The Queen's private secretary
Sir Robert Fellowes was the highest ranked representative of the Windsors appearing at the inquest. Under oath, he claimed to have been on holidays for the entire period before and after the accident. Yet, the diary of Tony Blairs’ press secretary Alastair Campbell clearly states that she met Mr Fellowes on several occasions through the period he claimed to have been on holidays. Diana had mentioned to friends before that he was one of the three people she was most afraid of. She believed that Mr Fellowes hated her with a passion and wanted her out of the Royal family. The film suggests that Mr Fellowes had a leading role in the arrangements for her death.
The Fiat Uno
The prime suspect to have caused the crash is the driver of the Fiat Uno which was seen by numerous witnesses. Neither the English nor the French police was apparently able to identify him, and yet one of the best known paparazzi, James Andanson, with connections to secret services, drove exactly that kind of car. Andandon who made a fortune selling pictures of British royalties and other celebrities to the media, lived in France and was known to have followed Diana and Dodi in their last holiday before the accident. He was not part of the paparazzi crowd waiting in front of the Ritz hotel owned by Dodi’s father. When interviewed by French police about his whereabouts, he made contradictory statements, as did his wife and son who served as his alibis. In spite of these circumstances, the investigation against him was dropped and the search for the Fiat Uno ended without result. The inquest made no further attempt to establish who was driving the implicated car.

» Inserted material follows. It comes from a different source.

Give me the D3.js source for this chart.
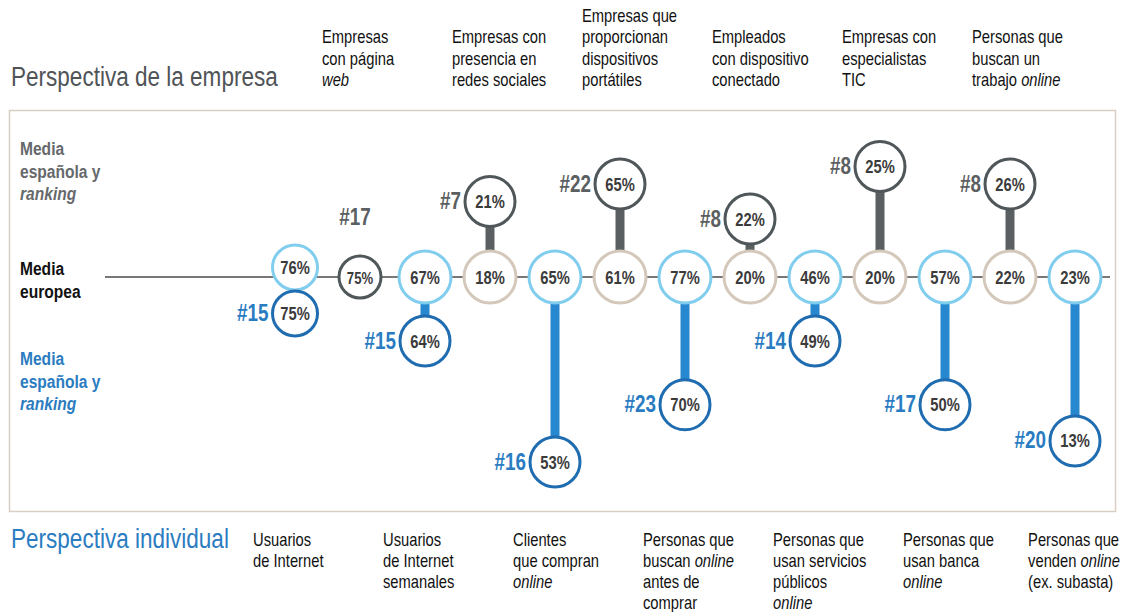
<!DOCTYPE html>
<html lang="es">
<head>
  <meta charset="UTF-8">
  <title>Perspectiva de la empresa / Perspectiva individual</title>
  <script src="https://d3js.org/d3.v7.min.js"></script>
  <style>
    body { margin: 0; background: #fff; }
    svg text { font-family: "Liberation Sans", Arial, sans-serif; }
    .val { font-size: 18px; font-weight: bold; fill: #3b3b3b; text-anchor: middle; }
    .rank { font-size: 23px; font-weight: bold; }
    .col { font-size: 18px; fill: #111; }
    .side { font-size: 19px; font-weight: bold; }
  </style>
</head>
<body>
  <div id="chart"></div>

  <script>
    // indicadores de izquierda a derecha (ind = perspectiva individual, emp = empresa)
    const kinds = ["ind", "emp", "ind", "emp", "ind", "emp", "ind", "emp", "ind", "emp", "ind", "emp", "ind"];
    const labels = [
      ["Usuarios", "de Internet"],
      ["Empresas", "con página", "_web_"],
      ["Usuarios", "de Internet", "semanales"],
      ["Empresas con", "presencia en", "redes sociales"],
      ["Clientes", "que compran", "_online_"],
      ["Empresas que", "proporcionan", "dispositivos", "portátiles"],
      ["Personas que", "buscan _online_", "antes de", "comprar"],
      ["Empleados", "con dispositivo", "conectado"],
      ["Personas que", "usan servicios", "públicos", "_online_"],
      ["Empresas con", "especialistas", "TIC"],
      ["Personas que", "usan banca", "_online_"],
      ["Personas que", "buscan un", "trabajo _online_"],
      ["Personas que", "venden _online_", "(ex. subasta)"]
    ];
    const mediaEuropea = [76, 75, 67, 18, 65, 61, 77, 20, 46, 20, 57, 22, 23];
    const mediaEspana  = [75, 75, 64, 21, 53, 65, 70, 22, 49, 25, 50, 26, 13];
    const ranking      = [15, 17, 15, 7, 16, 22, 23, 8, 14, 8, 17, 8, 20];

    const data = kinds.map((k, i) => ({
      i, kind: k, lines: labels[i], eu: mediaEuropea[i], es: mediaEspana[i], rank: ranking[i]
    }));

    const W = 1123, H = 612;
    const lineY = 277;
    const narrow = 0.82; // no hay fuente estrecha instalada: se comprime en horizontal
    const colors = {
      euInd: "#80cdee", euEmp: "#d4c8bb",
      esInd: "#1f6db0", esEmp: "#50575a",
      stemInd: "#2787cf", stemEmp: "#5a5f61",
      rankInd: "#2a7cc2", rankEmp: "#5b5f61"
    };

    const svg = d3.select("#chart").append("svg")
      .attr("width", W).attr("height", H);

    const x = d3.scalePoint()
      .domain(data.map(d => d.i))
      .range([295, 1075]);

    // distancia de la media española respecto a la línea europea, según la diferencia en puntos
    const gapEmp = d3.scaleLinear().domain([0, 5]).range([23, 110.5]);
    const gapInd = d3.scaleSqrt().domain([3, 12]).range([64, 185]);

    // marco
    svg.append("rect")
      .attr("x", 9.5).attr("y", 110.5)
      .attr("width", 1106).attr("height", 401)
      .attr("fill", "none")
      .attr("stroke", "#d9cec3")
      .attr("stroke-width", 1.5);

    // títulos
    svg.append("text")
      .attr("x", 11).attr("y", 86)
      .style("font-size", "27.5px").attr("fill", "#505457")
      .text("Perspectiva de la empresa");
    svg.append("text")
      .attr("x", 11).attr("y", 548)
      .style("font-size", "27.5px").attr("fill", "#2b7cc1")
      .text("Perspectiva individual");

    // etiquetas laterales
    const side = [
      { lines: ["Media", "española y", "_ranking_"], y: 155, color: "#66696b" },
      { lines: ["Media", "europea"], y: 275, color: "#111" },
      { lines: ["Media", "española y", "_ranking_"], y: 365, color: "#2b7cc1" }
    ];

    function writeLine(sel, str) {
      str.split(/(_[^_]+_)/).filter(s => s.length).forEach(part => {
        const it = part.startsWith("_");
        sel.append("tspan")
          .style("font-style", it ? "italic" : "normal")
          .text(it ? part.slice(1, -1) : part);
      });
    }

    side.forEach(s => {
      s.lines.forEach((ln, j) => {
        const t = svg.append("text").attr("class", "side")
          .attr("x", 20).attr("y", s.y + j * 22.5)
          .attr("fill", s.color);
        writeLine(t, ln);
      });
    });

    // línea de la media europea
    svg.append("line")
      .attr("x1", 105).attr("x2", 1110)
      .attr("y1", lineY).attr("y2", lineY)
      .attr("stroke", "#4a4a4a").attr("stroke-width", 1.3);

    // geometría de cada indicador
    data.forEach(d => {
      d.cx = x(d.i);
      const diff = Math.abs(d.eu - d.es);
      d.same = d.eu === d.es;
      d.compact = diff <= 1;
      const emp = d.kind === "emp";
      if (d.same) {
        d.rEs = 21; d.esY = lineY;
      } else if (d.compact) {
        d.rEu = 22.5; d.rEs = 22.5;
        d.euY = lineY - 9.5;
        d.esY = d.euY + 2 * d.rEu + 1;
      } else {
        d.rEu = 26; d.rEs = 25;
        d.euY = lineY;
        d.esY = lineY + (emp ? -gapEmp(diff) : gapInd(diff));
      }
    });

    const g = svg.append("g");

    // tallos
    g.selectAll(".stem")
      .data(data.filter(d => !d.same && !d.compact))
      .join("line")
      .attr("class", "stem")
      .attr("x1", d => d.cx).attr("x2", d => d.cx)
      .attr("y1", d => d.euY).attr("y2", d => d.esY)
      .attr("stroke", d => d.kind === "emp" ? colors.stemEmp : colors.stemInd)
      .attr("stroke-width", 9);

    // círculos media europea
    const eu = data.filter(d => !d.same);
    g.selectAll(".eu")
      .data(eu)
      .join("circle")
      .attr("class", "eu")
      .attr("cx", d => d.cx).attr("cy", d => d.euY).attr("r", d => d.rEu)
      .attr("fill", "#fff")
      .attr("stroke", d => d.kind === "emp" ? colors.euEmp : colors.euInd)
      .attr("stroke-width", 3);

    g.selectAll(".euv")
      .data(eu)
      .join("text")
      .attr("class", "val")
      .attr("x", d => d.cx).attr("y", d => d.euY + 6.5)
      .text(d => d.eu + "%");

    // círculos media española
    g.selectAll(".es")
      .data(data)
      .join("circle")
      .attr("class", "es")
      .attr("cx", d => d.cx).attr("cy", d => d.esY).attr("r", d => d.rEs)
      .attr("fill", "#fff")
      .attr("stroke", d => d.kind === "emp" ? colors.esEmp : colors.esInd)
      .attr("stroke-width", 3);

    g.selectAll(".esv")
      .data(data)
      .join("text")
      .attr("class", "val")
      .style("font-size", d => d.same ? "16px" : null)
      .attr("x", d => d.cx).attr("y", d => d.esY + 6.5)
      .text(d => d.es + "%");

    // ranking
    g.selectAll(".rank")
      .data(data)
      .join("text")
      .attr("class", "rank")
      .attr("fill", d => d.kind === "emp" ? colors.rankEmp : colors.rankInd)
      .attr("text-anchor", d => d.same ? "middle" : "end")
      .attr("x", d => d.same ? d.cx - 5 : d.cx - d.rEs - 4)
      .attr("y", d => d.same ? d.esY - d.rEs - 31 : d.esY + 7.5)
      .text(d => "#" + d.rank);

    // etiquetas de columna (bloque alineado a la izquierda, sin salirse por la derecha)
    data.forEach(d => {
      const n = d.lines.length;
      const texts = d.lines.map((ln, j) => {
        const t = svg.append("text").attr("class", "col")
          .attr("y", d.kind === "emp" ? 86 - (n - 1 - j) * 21.5 : 546 + j * 21);
        writeLine(t, ln);
        return t;
      });
      const maxW = d3.max(texts, t => t.node().getComputedTextLength()) * narrow;
      const x0 = Math.min(d.kind === "emp" ? d.cx - 38 : d.cx - 42, W - 3 - maxW);
      texts.forEach(t => t.attr("x", x0));
    });

    // compresión horizontal de todos los textos alrededor de su punto de anclaje
    svg.selectAll("text").each(function () {
      const t = d3.select(this);
      const tx = +t.attr("x"), ty = +t.attr("y");
      t.attr("x", 0).attr("y", 0)
        .attr("transform", `translate(${tx},${ty}) scale(${narrow},1)`);
    });
  </script>
</body>
</html>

In 2000, Andason was found dead in his blazing car on a Ministry of Defense owned field outside Montpellier. He had no car keys with him and the two firemen who found him had seen two bullet holes in his skull. The French police however decided that he had committed suicide. The film maker comments that you don’t need to be a conspiracy theorist to find it hard to believe that a man shot himself in the head twice and then set his car on fire.
Royal family
The last third of the film goes in full attack on the Windsors. It criticises the huge cost to British tax payers, their racism towards non-Whites and their initial strong support for Hitler. It accuses the Queen mother, her husband, as well as Prince Philip and his sisters to have been highly supportive of Nazi Germany, at least initially. It goes on to ask why the British people still tolerates the monarchy. It accuses British officials of corruption because they were more loyal to the monarch than to the people and care more about earning a knighthood than obeying the law. The film goes even as far as calling the British royal family mafia-style gangsters.
Later in the film Prince Philip is quoted as saying that if reincarnation existed he would like to be reborn as a deadly virus, so he could do something about over-population. This quote must be seen in the context of Prince Philip being the highest ranked Scottish Rite Freemason, a secret society known to aim for a ‘big cull’ reducing mankind to a ‘sustainable level’ of 500 million, that is a reduction of 93%.
The most controversial part of the documentary is an interview with leading British clinical psychologist Oliver James, describing Prince Philip as someone without any internal sense of right or wrong. According to James, Prince Philip is completely selfish and does not care about anybody else. In his expert opinion, Prince Philip is on par with notorious psychopathic mass-murderers.
Summary
The main film very convincingly argues that – in the light of the long list of suspicious circumstances and cover-ups – it would be too much of a coincidence that Diana got killed exactly at a time when Western secret services and armament manufacturers were infuriated about her anti-personnel landmine campaign and the Windsors about the prospect of a Muslim step-father and Muslim siblings to the future British King.